9 Replies to “More Financial Truth and WFMAD Day 19”
Interesting prompt. I think I’ll save it for a rainy day. 🙂 Oh wait, it’s raining today…too bad I already got in my fifteen minutes. Guess I’ll have to try to do another fifteen minutes later. 🙂
I had such a fabulous working day yesterday! I got in a full day, then went right back to it after the kids went to bed. I’m almost finished!! Woohoo!!
I’ve always been paid when I’ve spoken at our local library conference–a token amount, but something. (But our local reading association not only doesn’t pay, but charges speakers a registration fee. And our new book festival has decided they don’t need to pay anyone but our headliners, which is a matter of some concern among us locals.)
To me, because the honorariums for these sorts of things are low, it’s less a matter of the money itself than of whether they value their speakers and, more, how organized they are–conferences and events that don’t pay at all have tended, in my experience, to be less well attended and less well organized than those that do. When my time is valued, more care seems to go into all the other aspects of the event, too.
This seems to be true for school visits, too–the paid events have been a better investment of time, even ignoring the actual pay, than the unpaid ones.
(Does ALA really not pay their speakers? Speaking there, of course, would be a decent investment of time regardless, and the less-organized rule wouldn’t apply there!)
Hi Laurie – I’m doing a week-long blog series on Printz winner/honor winners for the Class of 2k8 blog the first week of Aug. I’m doing mini-interviews, because I know how busy you folks are. So far I have Meg Rosoff, Carolyn Mackler, Ellen Wittlinger, and A.M. Jenkins. I need one more – would you be willing? It’s just four easy questions. We’ll post your bio too, which would be a good way to plug CHAINS (which I can’t WAIT to read, btw).
If you’d be willing to spend one of your 15-minute writing sessions answering questions – please e-mail me at alwayslisa at gmail dot com and I’ll send you the 4 questions. 🙂
I’ve decided to do your prompt…
I’ve got out of the swing of working every day with doing stuff for others, and am having a problem with deciding which way to throw my attention– a bit frittered. You are one of the most focussed and organized writers (like Cindy Lord), so I’ll take a page from your book, and perhaps end up brave and dedicated, like the two of you!
Nancy Werlin gave a wonderful professional level seminar on this very topic. I’d heard some grumblings from some attendees that it was so negative and harsh. It was what I needed to hear though. It always comes back to the same few things, doesn’t it. Do something uniquely you, nose to the grindstone, learn your craft AND business. And it’s always about the work.

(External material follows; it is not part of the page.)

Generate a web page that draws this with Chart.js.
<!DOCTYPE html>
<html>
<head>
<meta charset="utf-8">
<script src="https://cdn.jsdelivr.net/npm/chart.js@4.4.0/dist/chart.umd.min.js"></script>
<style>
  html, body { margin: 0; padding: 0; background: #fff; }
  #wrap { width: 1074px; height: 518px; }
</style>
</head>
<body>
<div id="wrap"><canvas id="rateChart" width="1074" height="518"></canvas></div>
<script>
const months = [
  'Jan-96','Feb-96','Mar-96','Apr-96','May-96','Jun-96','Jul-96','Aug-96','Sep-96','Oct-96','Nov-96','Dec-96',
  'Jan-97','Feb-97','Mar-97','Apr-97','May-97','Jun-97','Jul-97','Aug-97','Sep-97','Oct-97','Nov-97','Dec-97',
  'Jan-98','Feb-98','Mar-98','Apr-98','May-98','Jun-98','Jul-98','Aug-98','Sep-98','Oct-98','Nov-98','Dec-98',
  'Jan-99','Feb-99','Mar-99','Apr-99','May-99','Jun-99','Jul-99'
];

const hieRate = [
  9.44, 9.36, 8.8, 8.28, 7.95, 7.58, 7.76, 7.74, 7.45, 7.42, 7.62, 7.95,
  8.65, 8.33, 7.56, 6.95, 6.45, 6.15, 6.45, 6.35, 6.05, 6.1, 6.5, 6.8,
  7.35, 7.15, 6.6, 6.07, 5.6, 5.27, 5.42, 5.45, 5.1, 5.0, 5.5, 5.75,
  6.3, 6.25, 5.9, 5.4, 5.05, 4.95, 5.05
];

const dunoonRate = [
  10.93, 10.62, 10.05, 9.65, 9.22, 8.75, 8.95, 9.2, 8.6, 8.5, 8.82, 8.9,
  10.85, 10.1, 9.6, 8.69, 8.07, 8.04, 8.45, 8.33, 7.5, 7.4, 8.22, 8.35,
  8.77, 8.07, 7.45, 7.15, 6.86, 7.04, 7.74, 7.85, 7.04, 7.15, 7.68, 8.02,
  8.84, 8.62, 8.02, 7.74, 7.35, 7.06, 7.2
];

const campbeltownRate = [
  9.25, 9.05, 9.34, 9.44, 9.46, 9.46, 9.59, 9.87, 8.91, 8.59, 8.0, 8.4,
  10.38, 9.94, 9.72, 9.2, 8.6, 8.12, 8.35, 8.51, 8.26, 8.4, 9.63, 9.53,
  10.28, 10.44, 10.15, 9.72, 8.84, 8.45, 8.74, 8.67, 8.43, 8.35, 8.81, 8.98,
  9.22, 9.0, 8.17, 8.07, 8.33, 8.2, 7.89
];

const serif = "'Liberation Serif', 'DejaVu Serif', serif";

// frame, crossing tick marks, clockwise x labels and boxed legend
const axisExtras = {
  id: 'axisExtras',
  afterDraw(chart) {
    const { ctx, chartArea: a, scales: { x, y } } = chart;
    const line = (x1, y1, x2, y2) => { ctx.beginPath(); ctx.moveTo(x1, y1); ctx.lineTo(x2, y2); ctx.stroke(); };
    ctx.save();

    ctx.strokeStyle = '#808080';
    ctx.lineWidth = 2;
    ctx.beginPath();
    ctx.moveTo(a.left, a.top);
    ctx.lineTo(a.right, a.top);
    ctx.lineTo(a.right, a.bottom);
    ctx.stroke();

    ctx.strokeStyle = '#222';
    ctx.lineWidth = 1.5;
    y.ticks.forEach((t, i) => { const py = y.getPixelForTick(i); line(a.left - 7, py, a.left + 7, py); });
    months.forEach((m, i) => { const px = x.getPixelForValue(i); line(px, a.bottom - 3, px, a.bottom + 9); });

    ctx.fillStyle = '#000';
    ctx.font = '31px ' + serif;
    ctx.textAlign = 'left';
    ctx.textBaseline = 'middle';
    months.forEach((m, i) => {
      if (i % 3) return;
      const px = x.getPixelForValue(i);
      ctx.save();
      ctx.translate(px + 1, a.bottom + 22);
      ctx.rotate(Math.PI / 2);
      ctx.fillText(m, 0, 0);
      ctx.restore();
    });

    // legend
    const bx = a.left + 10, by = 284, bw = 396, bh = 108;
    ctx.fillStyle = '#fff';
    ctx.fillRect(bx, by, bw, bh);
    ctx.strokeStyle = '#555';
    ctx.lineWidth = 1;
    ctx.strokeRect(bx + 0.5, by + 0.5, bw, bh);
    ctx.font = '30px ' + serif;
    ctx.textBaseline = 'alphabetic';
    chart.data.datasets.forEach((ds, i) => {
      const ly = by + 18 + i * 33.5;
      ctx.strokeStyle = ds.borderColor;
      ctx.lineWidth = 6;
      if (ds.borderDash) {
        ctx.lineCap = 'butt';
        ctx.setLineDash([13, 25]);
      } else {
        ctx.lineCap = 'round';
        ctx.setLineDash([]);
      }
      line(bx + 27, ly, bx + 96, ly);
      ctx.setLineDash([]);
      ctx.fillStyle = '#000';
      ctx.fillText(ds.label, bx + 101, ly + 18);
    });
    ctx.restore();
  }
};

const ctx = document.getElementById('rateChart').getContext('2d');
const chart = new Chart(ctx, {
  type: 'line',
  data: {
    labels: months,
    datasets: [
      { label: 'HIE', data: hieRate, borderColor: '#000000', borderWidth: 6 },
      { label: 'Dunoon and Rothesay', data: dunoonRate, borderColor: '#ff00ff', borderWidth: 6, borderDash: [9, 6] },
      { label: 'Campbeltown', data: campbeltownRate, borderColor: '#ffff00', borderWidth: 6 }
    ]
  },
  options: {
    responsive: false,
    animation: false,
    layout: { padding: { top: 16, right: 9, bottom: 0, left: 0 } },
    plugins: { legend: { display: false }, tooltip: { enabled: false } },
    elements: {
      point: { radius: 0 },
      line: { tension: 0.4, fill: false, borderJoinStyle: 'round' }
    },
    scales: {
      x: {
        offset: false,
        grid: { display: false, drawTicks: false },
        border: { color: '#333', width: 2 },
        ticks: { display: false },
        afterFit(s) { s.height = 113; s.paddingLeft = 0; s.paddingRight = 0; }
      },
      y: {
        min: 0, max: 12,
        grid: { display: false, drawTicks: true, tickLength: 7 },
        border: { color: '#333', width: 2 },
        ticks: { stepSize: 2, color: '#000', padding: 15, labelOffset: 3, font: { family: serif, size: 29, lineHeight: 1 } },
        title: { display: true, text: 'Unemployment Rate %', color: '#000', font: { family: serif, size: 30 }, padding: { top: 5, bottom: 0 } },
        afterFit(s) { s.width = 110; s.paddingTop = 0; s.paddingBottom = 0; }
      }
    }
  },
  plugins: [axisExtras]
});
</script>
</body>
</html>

I’m a big fan of this topic, and the idea of putting more business / financial / life skills training for writers and other artists out there.
I wanted to add that depending on where a writer lives, it may be possible to apply for grants to cover the cost of educational opportunities such as conferences, or travel expenses for readings and speaking engagements. It literally pays to have a careful look at the programmes of your local, provincial/state, federal and private cultural funding bodies and arts associations to see if they have something that can help you.
Laurie- A writing question
Have you ever spent time (be it weeks, or months) on a story proposal to the publisher and they (for whatever reason) turned it down?
If so, how did you feel about it having put all that time and effort into it and then have it get slapped down?
Or….do you suggest ideas that may interest you and submit it to them first so that you don’t waste any time on it?
The thing that surprised me most about being an author was the public speaking. I love it, but had no idea that was part of the job. I used to think all an author did was write books.
the glam writing life
Your financial realities posts are making me grateful once again to realize that if I’m widowed, I could survive as a full-time writer without going on the dole by moving to a trailer park in Oklahoma (nothing personal, Okies, just coveting your low cost of living).
What a great post, thanks for sharing.